While the state could not say exactly how many people are potentially eligible for expungements, advocates insist the pool runs into the tens of thousands.  For example, there were about 68,800 civil or criminal violations for marijuana possession issued in Massachusetts from 2000 through 2013, and 8,000-plus arrests for selling or possessing marijuana each year from 1995 to 2008, according to a Cannabis Control Commission research report and an ACLU analysis.  And cannabis charges are only one of a number of past incidents that can be wiped clean under the law after enough time has passed.

Critics attribute the low numbers of expungements to restrictive eligibility criteria, a lack of outreach to former defendants, disorganized state records, and a lengthy application process that ultimately gives judges wide latitude to reject even seemingly qualified requests with little explanation.

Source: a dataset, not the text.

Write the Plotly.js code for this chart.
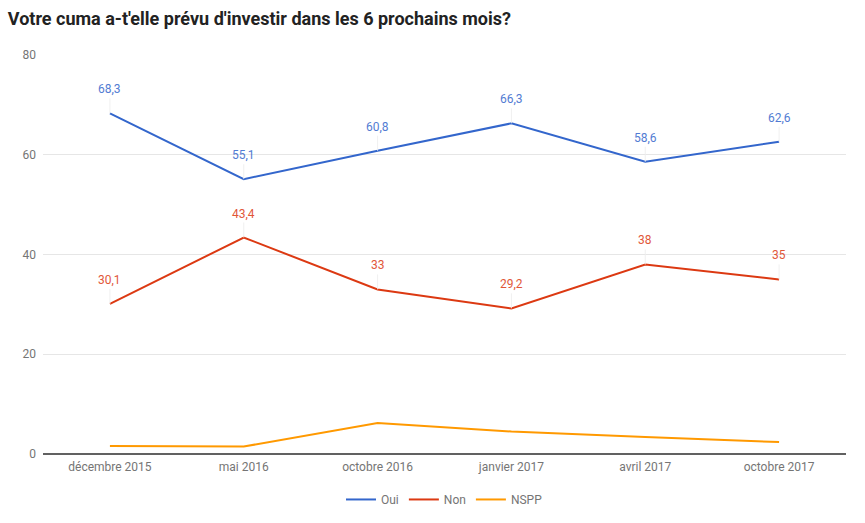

“Our expungement statute has been an utter failure,” said Katy Naples-Mitchell, an attorney at Harvard Law School’s Charles Hamilton Houston Institute for Race and Justice who specializes in criminal justice policies.  “We could be helping people on a much grander scale, but instead we’re seeing this paltry, piecemeal effort — and even that has been almost totally frustrated, in part by a bench that is often a lot less progressive than the legislation it’s charged with carrying out.”

The 2018 law bars the expungement of violent or sexual crimes, and practically any offense committed after the age of 21.  And, importantly, it prohibits anyone with more than one entry on their record from obtaining an expungement, unless the other offenses are motor vehicle violations that resulted in a fine of less than $50.  The only exceptions are special circumstances such as mistaken identity or conduct that is no longer illegal, as with marijuana, which together accounted for just 298 attempted petitions.

It also makes former defendants responsible for learning of the expungement program, determining their eligibility, tracking down the relevant records within the state’s patchwork of police and court filing systems, and submitting them along with a petition to the state probation department.  Probation officials reject the vast majority of expungement petitions they receive (around 79 percent) as ineligible under the law, suggesting there is widespread confusion among applicants about which charges can be cleared.

If an application is cleared by the probation department to go before a judge, the office of the district attorney who originally brought the charges is then given a chance to object.  And even when prosecutors endorse a petition, judges can still reject an expungement request on the grounds it would not be in the “best interests of justice.” Attorneys for former defendants say judges have used that clause to block dozens of otherwise eligible requests.